= Thomas Coglan Horsfall =

Manchester-based philanthropist

Thomas Coglan Horsfall (1841–1932) was a noted philanthropist, town planner, writer and founder of the Manchester Art Museum in Ancoats Hall (also known as the Horsfall Museum or Ancoats Museum).

==Life==
Horsfall was the son of William Horsfall, owner of textile businesses in Halifax and Manchester, England. He was educated in Manchester and Bowdon. Though a partner in his father's businesses, he did not take a very active role due to ill health, and devoted himself to philanthropic work. Horsfall's views were linked to his strongly held Christian faith. He was a supporter of the Church Reform Union, part of the wider movement of Muscular Christianity, which stressed active social engagement. Horsfall was also profoundly influenced by the ideas of John Ruskin, with whom he corresponded extensively.

===Museum===
Horsfall was a strong believer in the idea that art had an educational and moral role to play in society. In 1877 he began the movement to establish free galleries for the poor in a letter to the Manchester Guardian. Ruskin's educational art gallery in Sheffield was his model. He wrote, "I may be asked why are we to do this work which it might seem is chiefly work that should be done for the city by itself – by its governing body. The answer is – we must do it, because we are willing to do it and can do it." Horsfall even argued that local employers should donate money to the gallery rather than pay higher wages to their employees because "For we [the middle-class] alone have learnt that money may have other powers than that of buying beer and bread. Higher wages can only lead to greater debasement." In a lecture to the National Association for the Promotion of Social Science, he stated:

A considerable measure of success in spreading knowledge and love of beauty may, I believe, be attained by means of a sensibly managed art gallery; and it is certain that if art Galleries can be made to spread amongst workpeople love of beauty, which includes hatred of ugliness, art galleries will be effective ... I think all such galleries should be, in a district filled with workpeople's houses. As we intend that the museum shall contain only things which must make those who study them 'think nobly' both of the world and its Maker, and of that wonderful human nature whose powers are revealed by art, we feel that no sensible person can object to its being open on Sunday afternoons and evenings, as well as on the evenings of all work days."

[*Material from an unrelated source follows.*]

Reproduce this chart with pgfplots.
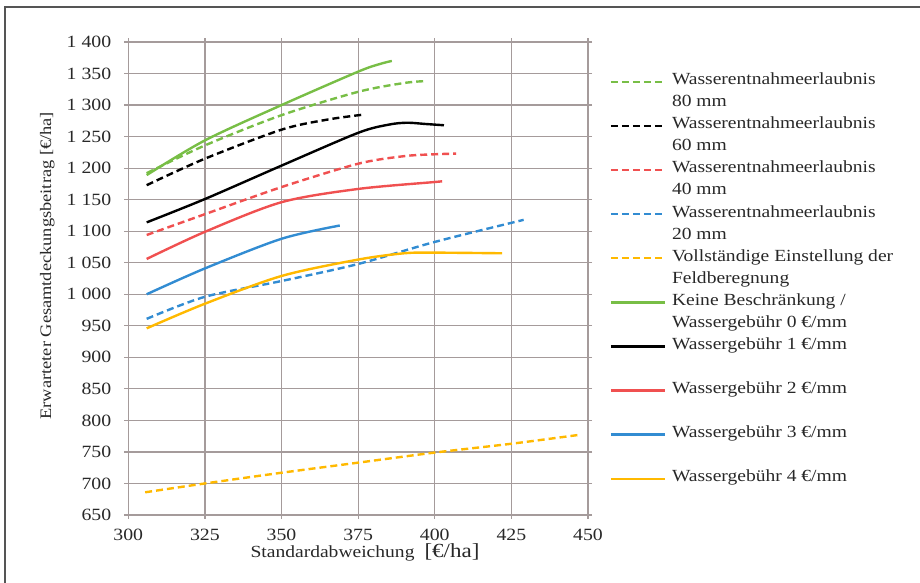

The gallery moved to Ancoats Hall in 1886. In keeping with his moral views, no nudes were displayed at the gallery. A room in the gallery was furnished by William Morris as an example of aesthetic design. According to historian Shelagh Wilson, the gallery was popular as a respectable alternative attraction to pubs and music halls, but by the early 20th century it was unable to compete with new forms of popular entertainment. When a cinema opened nearby, attendance dropped dramatically.

===Other activities===
Horsfall was also a strong supporter of the Settlement movement, which sought to place the educated middle classes in socially deprived areas. He gave financial support to Toynbee Hall and was linked to the work of Samuel Barnett in Whitechapel, London. The Manchester University Settlement grew out of this, based at Ancoats under Horsfall's leadership. Along with T. R. Marr, Horsfall set up the Citizens' Association for the Improvement of the Unwholesome Dwellings and Surroundings of the People, to eliminate slum housing.

In 1900, Horsfall joined with Henry Birchenough to instigate the Patriotic Association of Macclesfield, which was envisaged as a feeder for the local Volunteer Force. Subsequently, he became treasurer of the Association.

In addition, Horsfall took an interest in improving the air quality of Manchester which, as the first industrial city, left much to be desired. His extensive travels in Europe reinforced this desire for change as he was able to contrast his dingy, smoke-laden home, where even vegetation in the new municipal parks struggled to survive, with the much cleaner and appealing cities that he visited. He was a member of the Manchester and Salford Noxious Vapours Abatement Association (later known as the Smoke Abatement League).

===Personal life===
In 1878 Horsfall married Frances Emma Reeves. The couple had three daughters. He died in 1932 at the age of 90.

==Selected publications==
- The Study of Beauty, and Art in Large Towns (Two papers by T.C. Horsfall, with an Introduction by John Ruskin). Macmillan and Company, 1883.
- The Relation of Town-planning to the National Life. 1908.